Parziale irregolarità urbanistica e dichiarazioni mendaci del venditore: profili di responsabilità notarile

La Cassazione Civile con la sentenza n. 33439/2022 ha statuito che: “In un giudizio risarcitorio in cui l’acquirente di un immobile, rivelatosi parzialmente difforme dal titolo edilizio originario, invochi la responsabilità del notaio rogante in solido con l’alienante, il giudice deve accertare se l’obbligazione di informazione e consiglio gravante sul pubblico ufficiale sia stata adempiuta”.

IL CASO

La parte acquirente citava innanzi al Tribunale di Nola, fra gli altri, il notaio per aver stipulato un atto di compravendita avente ad oggetto un appartamento di cui, successivamente al rogito, il Comune aveva dichiarato la non abitabilità, per esser stato lo stesso realizzato in parziale difformità dal titolo urbanistico, con la creazione di un vano sottotetto per un’altezza non conforme a quella consentita.
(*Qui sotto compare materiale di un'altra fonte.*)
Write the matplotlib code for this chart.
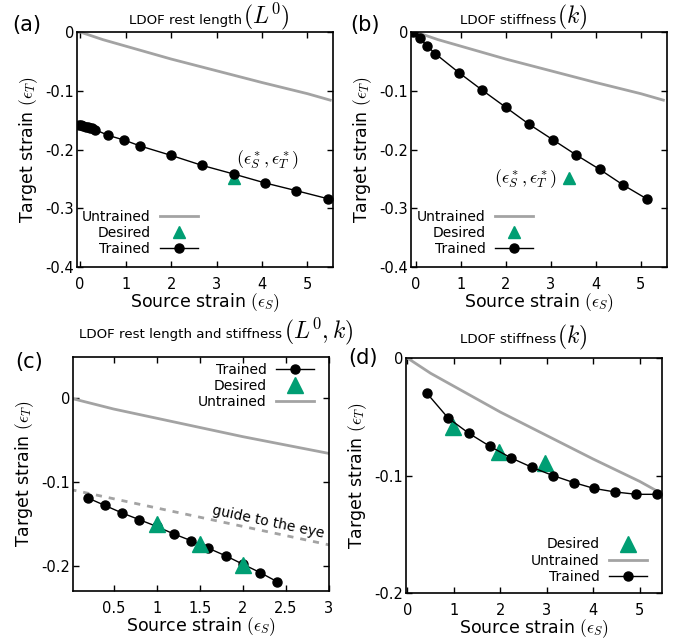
import matplotlib
matplotlib.use("Agg")
import matplotlib.pyplot as plt

plt.rcParams["mathtext.fontset"] = "cm"
plt.rcParams["axes.unicode_minus"] = False

# untrained response (same network in every panel)
untrained_x = [0, 0.5, 1, 2, 3, 4, 5, 5.5]
untrained_y = [0, -0.013, -0.024, -0.046, -0.066, -0.086, -0.105, -0.116]

# (a) rest length training
a_x = [-0.03, 0.02, 0.07, 0.12, 0.17, 0.22, 0.27, 0.32, 0.62, 0.97, 1.32, 2.0, 2.68, 3.39, 4.07, 4.75, 5.46]
a_y = [-0.158, -0.159, -0.160, -0.161, -0.162, -0.163, -0.164, -0.166, -0.176, -0.184, -0.194,
       -0.210, -0.227, -0.242, -0.257, -0.270, -0.284]
a_des_x = [3.39]
a_des_y = [-0.249]

# (b) stiffness training
b_x = [-0.05, 0.1, 0.26, 0.44, 0.96, 1.48, 2.0, 2.52, 3.04, 3.56, 4.09, 4.6, 5.13]
b_y = [0.0, -0.011, -0.024, -0.037, -0.069, -0.099, -0.128, -0.157, -0.183, -0.209, -0.234, -0.260, -0.284]
b_des_x = [3.41]
b_des_y = [-0.249]

# (c) rest length and stiffness
c_x = [0.2, 0.4, 0.6, 0.8, 1.0, 1.2, 1.4, 1.6, 1.8, 2.0, 2.2, 2.4]
c_y = [-0.119, -0.128, -0.137, -0.145, -0.153, -0.162, -0.170, -0.179, -0.188, -0.198, -0.208, -0.219]
c_des_x = [1.0, 1.5, 2.0]
c_des_y = [-0.150, -0.174, -0.199]
guide_x = [0, 3]
guide_y = [-0.109, -0.175]

# (d) stiffness, several targets
d_x = [0.42, 0.875, 1.32, 1.77, 2.23, 2.68, 3.13, 3.58, 4.02, 4.47, 4.93, 5.37]
d_y = [-0.030, -0.051, -0.064, -0.075, -0.085, -0.093, -0.100, -0.106, -0.111, -0.114, -0.116, -0.116]
d_des_x = [0.98, 1.98, 2.97]
d_des_y = [-0.059, -0.080, -0.089]

x_ticks_long = [0, 1, 2, 3, 4, 5]
x_labels_long = ["0", "1", "2", "3", "4", "5"]
x_ticks_c = [0.5, 1, 1.5, 2, 2.5, 3]
x_labels_c = ["0.5", "1", "1.5", "2", "2.5", "3"]
y_ticks_ab = [0, -0.1, -0.2, -0.3, -0.4]
y_labels_ab = ["0", "-0.1", "-0.2", "-0.3", "-0.4"]
y_ticks_cd = [0, -0.1, -0.2]
y_labels_cd = ["0", "-0.1", "-0.2"]

GRAY = "#a3a3a3"
GREEN = "#009e73"

fig = plt.figure(figsize=(6.74, 6.4), dpi=100)
ax_a = fig.add_axes([0.1142, 0.5828, 0.3798, 0.3672])
ax_b = fig.add_axes([0.6098, 0.5828, 0.3798, 0.3672])
ax_c = fig.add_axes([0.1083, 0.0766, 0.3798, 0.3656])
ax_d = fig.add_axes([0.6024, 0.0734, 0.3798, 0.3672])


def style(ax, xt, xl, yt, yl, xlim, ylim):
    ax.set_xlim(*xlim)
    ax.set_ylim(*ylim)
    ax.set_xticks(xt)
    ax.set_xticklabels(xl)
    ax.set_yticks(yt)
    ax.set_yticklabels(yl)
    ax.tick_params(direction="in", top=True, right=True, length=4, width=1, labelsize=10.5)
    ax.tick_params(axis="x", pad=7)
    ax.tick_params(axis="y", pad=2)
    for s in ax.spines.values():
        s.set_linewidth(1.2)
    ax.set_xlabel(r"Source strain $(\epsilon_S)$", fontsize=12.5, labelpad=0)
    ax.set_ylabel(r"Target strain $(\epsilon_T)$", fontsize=12.5, labelpad=4)


def title(ax, j, y, plain, math):
    ax.text(j, y, plain, transform=ax.transAxes, ha="right", va="baseline", fontsize=9.6)
    ax.text(j + 0.005, y, math, transform=ax.transAxes, ha="left", va="baseline", fontsize=17)


leg_kw = dict(frameon=False, markerfirst=False, fontsize=10, handlelength=2.7,
              handletextpad=0.7, labelspacing=0.15, borderpad=0, borderaxespad=0)

# (a)
ax_a.plot(untrained_x, untrained_y, color=GRAY, lw=2, label="Untrained")
ax_a.plot(a_des_x, a_des_y, ls="none", marker="^", ms=8, color=GREEN, label="Desired")
ax_a.plot(a_x, a_y, color="black", lw=1, marker="o", ms=6.5, label="Trained")
ax_a.text(4.13, -0.218, r"$(\epsilon_S^*, \epsilon_T^*)$", ha="center", va="center", fontsize=13)
style(ax_a, x_ticks_long, x_labels_long, y_ticks_ab, y_labels_ab, (-0.07, 5.56), (-0.4, 0))
ax_a.legend(loc="lower left", bbox_to_anchor=(0.018, 0.047), **leg_kw)
title(ax_a, 0.645, 1.036, "LDOF rest length", r"$(L^0)$")

# (b)
ax_b.plot(untrained_x, untrained_y, color=GRAY, lw=2, label="Untrained")
ax_b.plot(b_des_x, b_des_y, ls="none", marker="^", ms=8, color=GREEN, label="Desired")
ax_b.plot(b_x, b_y, color="black", lw=1, marker="o", ms=6.5, label="Trained")
ax_b.text(2.45, -0.249, r"$(\epsilon_S^*, \epsilon_T^*)$", ha="center", va="center", fontsize=13)
style(ax_b, x_ticks_long, x_labels_long, y_ticks_ab, y_labels_ab, (-0.1, 5.58), (-0.4, 0))
ax_b.legend(loc="lower left", bbox_to_anchor=(0.023, 0.047), **leg_kw)
title(ax_b, 0.566, 1.036, "LDOF stiffness", r"$(k)$")

# (c)
ax_c.plot(guide_x, guide_y, color=GRAY, lw=2, dashes=(2.2, 2.5))
ax_c.text(2.3, -0.148, "guide to the eye", rotation=-12, ha="center", va="center", fontsize=10)
ax_c.plot(c_x, c_y, color="black", lw=1, marker="o", ms=6.5, label="Trained")
ax_c.plot(c_des_x, c_des_y, ls="none", marker="^", ms=12, color=GREEN, label="Desired")
ax_c.plot(untrained_x, untrained_y, color=GRAY, lw=2, label="Untrained")
style(ax_c, x_ticks_c, x_labels_c, y_ticks_cd, y_labels_cd, (0.03, 3), (-0.23, 0.049))
ax_c.legend(loc="upper right", bbox_to_anchor=(0.94, 0.975), **leg_kw)
title(ax_c, 0.818, 1.081, "LDOF rest length and stiffness", r"$(L^0, k)$")

# (d)
ax_d.plot(d_des_x, d_des_y, ls="none", marker="^", ms=12, color=GREEN, label="Desired")
ax_d.plot(untrained_x, untrained_y, color=GRAY, lw=2, label="Untrained")
ax_d.plot(d_x, d_y, color="black", lw=1, marker="o", ms=6.5, label="Trained")
style(ax_d, x_ticks_long, x_labels_long, y_ticks_cd, y_labels_cd, (-0.03, 5.48), (-0.2, 0))
ax_d.legend(loc="lower right", bbox_to_anchor=(0.94, 0.04), **leg_kw)
title(ax_d, 0.586, 1.063, "LDOF stiffness", r"$(k)$")

# panel letters
fig.text(27 / 674, 1 - 25 / 640, "(a)", ha="center", va="center", fontsize=15)
fig.text(365 / 674, 1 - 25 / 640, "(b)", ha="center", va="center", fontsize=15)
fig.text(29 / 674, 1 - 362 / 640, "(c)", ha="center", va="center", fontsize=15)
fig.text(363 / 674, 1 - 358 / 640, "(d)", ha="center", va="center", fontsize=15)

fig.savefig("out.png", dpi=100)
Il compratore, nella specie, lamentando la responsabilità del professionista per non essersi avveduto della mendacità delle dichiarazioni dell’alienante circa la regolarità edilizia sostanziale di quanto venduto, richiedeva che entrambi in solido risarcissero il danno subito.

Il giudice di prime cure accoglieva la domanda, condannando altresì il notaio a risarcire l’attore nella misura corrispondente alle spese da sostenersi per la riduzione in pristino dello stato dei luoghi, imposta dall’autorità comunale, adducendone la responsabilità per inadempimento degli obblighi di verifica e controllo in seno all’attività preparatoria al rogito.

Il notaio proponeva appello principale, che la Corte d’Appello di Napoli accoglieva con sentenza del 15 luglio 2019, così rigettando la domanda dell’acquirente.

Secondo i giudici di secondo grado, infatti, il notaio non poteva rispondere civilmente per aver omesso di accertare la veridicità delle dichiarazioni del dante causa circa l’esatta consistenza dell’unità venduta e aver dato per certe le emergenze della planimetria, avendo, piuttosto, ben descritto l’immobile per vani catastali, e non per vani abitabili.

Risultato soccombente, l’acquirente presentava ricorso in cassazione, che veniva accolto.

La III Sezione Civile della Suprema Corte, cassando la sentenza impugnata, rinviava alla corte territoriale un più approfondito giudizio sugli obblighi professionali del pubblico ufficiale, affinché sia tenuto nella dovuta considerazione, oltre a quello di verifica e controllo, anche e soprattutto il dovere d’informazione e consiglio, sul cui effettivo inadempimento è da decidersi.

LA SOLUZIONE DELLA CORTE DI CASSAZIONE

La Corte d’Appello aveva escluso omissioni e/o inadempimenti da parte del notaio, ritenendone comprovata la correttezza di condotta nella stessa descrizione dell’immobile resa in atto, operata per vani catastali e non già per vani abitabili, sancendo altresì che, sulla base del doveroso controllo documentale preliminare, non sarebbe stato possibile per il professionista avvedersi di eventuali difformità dal titolo abilitativo e, men che meno, rispondere del mendacio dell’alienante, non potendo quest’ultimo agevolmente confutarsi in base ai riscontri documentali disponibili.

Ebbene, proprio la motivazione della sentenza d’appello è stata censurata dalla Suprema Corte perché, concentrandosi il Giudice di merito unicamente sull’attività di accertamento e verifica istruttoria, avrebbe omesso di valutare se il notaio, in ragione di quanto appurato nell’espletamento del proprio mandato secondo la propria diligenza professionale, abbia effettivamente assolto ai propri obblighi di informazione e consiglio verso un cliente per definizione privo delle competenze tecniche idonee anche solo a dubitare delle dichiarazioni dell’alienante.

I giudici di secondo grado avrebbero cioè trascurato quei principi, consolidati in giurisprudenza, secondo cui sarebbe incluso nell’incarico notarile, al fine della garanzia di certezza e serietà dei traffici giuridici, nonché del conseguimento del risultato voluto ed esplicitato dal cliente, il rispetto dei canoni di correttezza e buona fede oggettiva ex artt. 1175 e 1375 c.c., destinati inevitabilmente a intrecciarsi con l’obbligo di diligenza professionale.

Il pubblico ufficiale è pertanto tenuto ad assolvere nel modo più ampio e trasparente al proprio obbligo informativo, anche, in funzione di dissuasione ovvero invito a ulteriore approfondimento.